Thursday, 5 March 2015

Being a parent

Being a parent


The couple of years before meeting Mr Chateauneuf were all about me. After my divorce I redecorated my flat, bought myself a new bed and thoroughly enjoyed peaceful weekends when I would wake up, make myself a cup of tea and cuddle up with a book on the sofa in a complete silence.
Fast-forward a couple of years - I fell in love with a great man and became a part-time stepmum (every other weekend) to two adorable boys. My quiet, single gal’s existence became ancient history.
These days from Friday night, when they pick me up from the station until Sunday night, when the boys are safely tucked into their beds, it is a constant whirlpool of homework crisis, never-ending talks about football, arguing about whose turn it is to change the litter tray and the constant flow of ‘Can you do/make/wash/drive/give…’, ‘Are we going to McDonalds?’ and ‘Where is my…?’
By Sunday night I look forward to that moment when the kids are fast asleep - after endless drinks, countless hugs and kisses good-night, and tough negotiations about iPads in their beds - and the only sound that breaks the silence is the cork popping out of a bottle.
In search of that elusive peace and quiet Mr Chateauneuf whisked me away to sunny Lanzarote which in itself was a luxury. The added bonus was that granny and granddad had the boys which meant we had four nights child free.
The following few days was the most relaxing time I can ever remember spending. The biggest decision we had to make were which juice to have for breakfast or where to relax – the lounge or the spa.
With no alarm and no diary to follow, and barely aware of what time it was, we did whatever we wanted.

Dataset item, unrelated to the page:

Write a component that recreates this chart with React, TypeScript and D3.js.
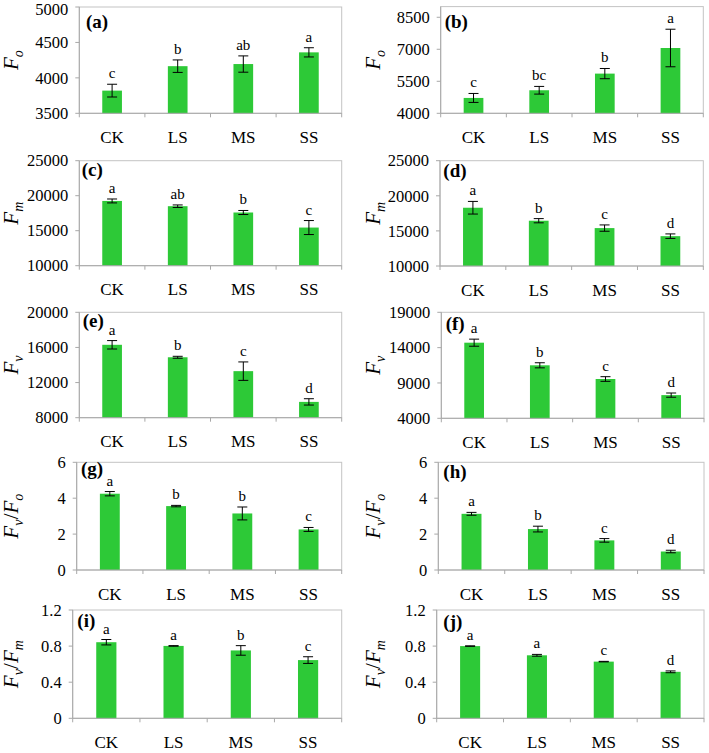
import React from "react";
import * as d3 from "d3";

// ---------- data ----------
const categories = ["CK", "LS", "MS", "SS"];
const panelIds = ["a", "b", "c", "d", "e", "f", "g", "h", "i", "j"];

const foA = [3820, 4165, 4195, 4360];
const foAErr = [90, 88, 115, 65];
const foALetters = ["c", "b", "ab", "a"];
const foB = [4720, 5080, 5860, 7060];
const foBErr = [210, 180, 240, 880];
const foBLetters = ["c", "bc", "b", "a"];

const fmC = [19250, 18500, 17600, 15450];
const fmCErr = [280, 180, 290, 1000];
const fmCLetters = ["a", "ab", "b", "c"];
const fmD = [18300, 16450, 15400, 14250];
const fmDErr = [900, 300, 450, 320];
const fmDLetters = ["a", "b", "c", "d"];

const fvE = [16300, 14880, 13300, 9800];
const fvEErr = [480, 110, 1050, 360];
const fvELetters = ["a", "b", "c", "d"];
const fvF = [14700, 11500, 9560, 7280];
const fvFErr = [500, 360, 330, 300];
const fvFLetters = ["a", "b", "c", "d"];

const fvfoG = [4.25, 3.56, 3.15, 2.26];
const fvfoGErr = [0.12, 0.04, 0.36, 0.11];
const fvfoGLetters = ["a", "b", "b", "c"];
const fvfoH = [3.13, 2.28, 1.65, 1.03];
const fvfoHErr = [0.08, 0.16, 0.1, 0.07];
const fvfoHLetters = ["a", "b", "c", "d"];

const fvfmI = [0.843, 0.802, 0.752, 0.645];
const fvfmIErr = [0.03, 0.003, 0.053, 0.037];
const fvfmILetters = ["a", "a", "b", "c"];
const fvfmJ = [0.8, 0.698, 0.628, 0.515];
const fvfmJErr = [0.003, 0.01, 0.003, 0.01];
const fvfmJLetters = ["a", "a", "c", "d"];

const ticksA = [3500, 4000, 4500, 5000];
const ticksB = [4000, 5500, 7000, 8500];
const ticksFm = [10000, 15000, 20000, 25000];
const ticksE = [8000, 12000, 16000, 20000];
const ticksF = [4000, 9000, 14000, 19000];
const ticksRatioO = [0, 2, 4, 6];
const ticksRatioM = [0, 0.4, 0.8, 1.2];

const domainA = [3500, 5000];
const domainB = [4000, 9000];
const domainFm = [10000, 25000];
const domainE = [8000, 20000];
const domainF = [4000, 19000];
const domainRatioO = [0, 6];
const domainRatioM = [0, 1.2];

// y-axis titles: [main, sub] pairs
const titleFo = [["F", "o"]];
const titleFm = [["F", "m"]];
const titleFv = [["F", "v"]];
const titleFvFo = [["F", "v"], ["F", "o"]];
const titleFvFm = [["F", "v"], ["F", "m"]];

const panelData = [
  { values: foA, errors: foAErr, letters: foALetters, ticks: ticksA, domain: domainA, title: titleFo },
  { values: foB, errors: foBErr, letters: foBLetters, ticks: ticksB, domain: domainB, title: titleFo },
  { values: fmC, errors: fmCErr, letters: fmCLetters, ticks: ticksFm, domain: domainFm, title: titleFm },
  { values: fmD, errors: fmDErr, letters: fmDLetters, ticks: ticksFm, domain: domainFm, title: titleFm },
  { values: fvE, errors: fvEErr, letters: fvELetters, ticks: ticksE, domain: domainE, title: titleFv },
  { values: fvF, errors: fvFErr, letters: fvFLetters, ticks: ticksF, domain: domainF, title: titleFv },
  { values: fvfoG, errors: fvfoGErr, letters: fvfoGLetters, ticks: ticksRatioO, domain: domainRatioO, title: titleFvFo },
  { values: fvfoH, errors: fvfoHErr, letters: fvfoHLetters, ticks: ticksRatioO, domain: domainRatioO, title: titleFvFo },
  { values: fvfmI, errors: fvfmIErr, letters: fvfmILetters, ticks: ticksRatioM, domain: domainRatioM, title: titleFvFm },
  { values: fvfmJ, errors: fvfmJErr, letters: fvfmJLetters, ticks: ticksRatioM, domain: domainRatioM, title: titleFvFm },
];

// ---------- layout (positions of each plot area) ----------
const layout = [
  { x0: 79.3, x1: 341.7, y0: 7, y1: 113.3, lx: 86, ly: 28.3, tx: 18 },
  { x0: 440.7, x1: 703.3, y0: 6.6, y1: 113.3, lx: 444.7, ly: 28.3, tx: 380 },
  { x0: 79.3, x1: 341.7, y0: 160.7, y1: 265.7, lx: 81.7, ly: 175.7, tx: 18 },
  { x0: 440, x1: 703.3, y0: 160.7, y1: 266, lx: 443.3, ly: 176.7, tx: 380 },
  { x0: 79.3, x1: 341.7, y0: 312.3, y1: 417.7, lx: 82.7, ly: 327.3, tx: 18 },
  { x0: 441.3, x1: 704, y0: 312.3, y1: 418.3, lx: 445.7, ly: 330, tx: 380 },
  { x0: 76.7, x1: 341.7, y0: 462.3, y1: 570, lx: 81, ly: 475, tx: 18 },
  { x0: 438.3, x1: 704, y0: 462.3, y1: 570, lx: 443.3, ly: 478.3, tx: 380 },
  { x0: 72.7, x1: 341.7, y0: 610, y1: 718.3, lx: 77.3, ly: 626.7, tx: 18 },
  { x0: 436.7, x1: 704, y0: 610, y1: 718.3, lx: 443.3, ly: 628.3, tx: 380 },
];

const FONT = "'Liberation Serif', 'Times New Roman', serif";
const BAR = "#2dc937";
const BORDER = "#c4c4c4";
const AXIS = "#a8a8a8";
const TICK_FS = 16.5;

function Panel({ idx }: { idx: number }) {
  const d = panelData[idx];
  const L = layout[idx];
  const x = d3.scaleBand<string>().domain(categories).range([L.x0, L.x1]).paddingInner(0).paddingOuter(0);
  const y = d3.scaleLinear().domain(d.domain).range([L.y1, L.y0]);
  const bw = x.bandwidth() * 0.3;
  const cap = 10;
  const boundaries = [L.x0, ...categories.map((c) => (x(c) as number) + x.bandwidth())];
  const yMid = (L.y0 + L.y1) / 2;

  return (
    <g>
      <rect x={L.x0} y={L.y0} width={L.x1 - L.x0} height={L.y1 - L.y0} fill="none" stroke={BORDER} strokeWidth={1} />
      {categories.map((c, i) => {
        const cx = (x(c) as number) + x.bandwidth() / 2;
        const v = d.values[i];
        const e = d.errors[i];
        const top = y(v + e);
        const bot = y(v - e);
        return (
          <g key={c}>
            <rect x={cx - bw / 2} y={y(v)} width={bw} height={L.y1 - y(v)} fill={BAR} />
            <line x1={cx} x2={cx} y1={top} y2={bot} stroke="#000" strokeWidth={1} />
            <line x1={cx - cap / 2} x2={cx + cap / 2} y1={top} y2={top} stroke="#000" strokeWidth={1} />
            <line x1={cx - cap / 2} x2={cx + cap / 2} y1={bot} y2={bot} stroke="#000" strokeWidth={1} />
            <text x={cx} y={top - 6} textAnchor="middle" fontFamily={FONT} fontSize={15} fill="#000">
              {d.letters[i]}
            </text>
            <text x={cx} y={L.y1 + 29.5} textAnchor="middle" fontFamily={FONT} fontSize={17} fill="#000">
              {c}
            </text>
          </g>
        );
      })}
      <line x1={L.x0} x2={L.x0} y1={L.y0} y2={L.y1} stroke={AXIS} />
      <line x1={L.x0} x2={L.x1} y1={L.y1} y2={L.y1} stroke={AXIS} />
      {boundaries.map((b, i) => (
        <line key={i} x1={b} x2={b} y1={L.y1} y2={L.y1 + 4} stroke={AXIS} />
      ))}
      {d.ticks.map((t) => {
        const ty = y(t);
        const base = Math.max(ty + TICK_FS * 0.35, TICK_FS * 0.92);
        return (
          <g key={t}>
            <line x1={L.x0 - 4} x2={L.x0} y1={ty} y2={ty} stroke={AXIS} />
            <text x={L.x0 - 11} y={base} textAnchor="end" fontFamily={FONT} fontSize={TICK_FS} fill="#000">
              {String(t)}
            </text>
          </g>
        );
      })}
      <text x={L.lx} y={L.ly} fontFamily={FONT} fontSize={19} fontWeight="bold" fill="#000">
        ({panelIds[idx]})
      </text>
      <text
        transform={`translate(${L.tx},${yMid}) rotate(-90)`}
        textAnchor="middle"
        fontFamily={FONT}
        fontSize={21}
        fontStyle="italic"
        fill="#000"
      >
        {d.title.map((p, k) => (
          <React.Fragment key={k}>
            {k > 0 ? <tspan fontStyle="normal">/</tspan> : null}
            <tspan>{p[0]}</tspan>
            <tspan fontSize={14} dy={5}>{p[1]}</tspan>
            <tspan fontSize={1} dy={-5}> </tspan>
          </React.Fragment>
        ))}
      </text>
    </g>
  );
}

export default function App() {
  return (
    <svg
      width={709}
      height={753}
      viewBox="0 0 709 753"
      style={{ position: "absolute", left: 0, top: 0, background: "#fff" }}
    >
      <rect x={0} y={0} width={709} height={753} fill="#fff" />
      {panelIds.map((id, i) => (
        <Panel key={id} idx={i} />
      ))}
    </svg>
  );
}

On sunny afternoons, if we felt adventurous, we would walk along the beach, relishing the breeze from the ocean and the warmth of the sun; otherwise we would simply sit in the lounge, flooded with sunshine, enjoying a cup of coffee and catching up on emails, reading or writing.
Sometimes we would wander down to the spa, where we would lie down on the spa beds - wrapped in warm towels - pick up a book, read for half an hour, and then wake up hours later.
The only planned part (which we really didn’t mind), in our otherwise completely unstructured days, was a cocktail hour which usually lasted from after dinner till the last man standing.
In the blink of an eye our break was over and we landed in cold Gatwick to the steady drumming of rain welcoming us home. We both were rested and ready to be back to reality.
The following morning we picked up the kids and drove to Eastbourne where Mr Chateauneuf booked two hotel rooms for the night. To the boys’ delight the rooms were adjoining and they couldn’t stop running from one room into another, like two happy puppies chasing a ball.
Later that night, after a long walk, shopping and an afternoon tea - freshly showered and bathed - the four of us found ourselves wrapped up in robes and spread on the giant bed watching a questionable TV program, chosen by the boys. They smelt of shampoo, shower gel and were noisily sucking on vibrant candies they bought earlier in the sweets shop.
And as we huddled under the covers and I inhaled their familiar scents, something clicked. Up until that moment I didn’t realise how much I loved and missed them. I looked at Mr Chateauneuf who was peacefully dozing off and couldn’t help but wonder, when did this happen? When did I become a mum? Was it even possible to be a mum to kids I didn’t give a birth to?
DeeQ was snoozing with his arm wrapped around me and Little Dude was still nursing his candy, while I was stroking his hair. And somewhere in the serenity of that room I found my rest and peace.
That’s the thing about being a parent - I loved my romantic getaway with Mr Chateauneuf, with its classy evenings in the piano bar over a cocktail.  But after a few days I couldn’t wait to come home. Because I missed my boys.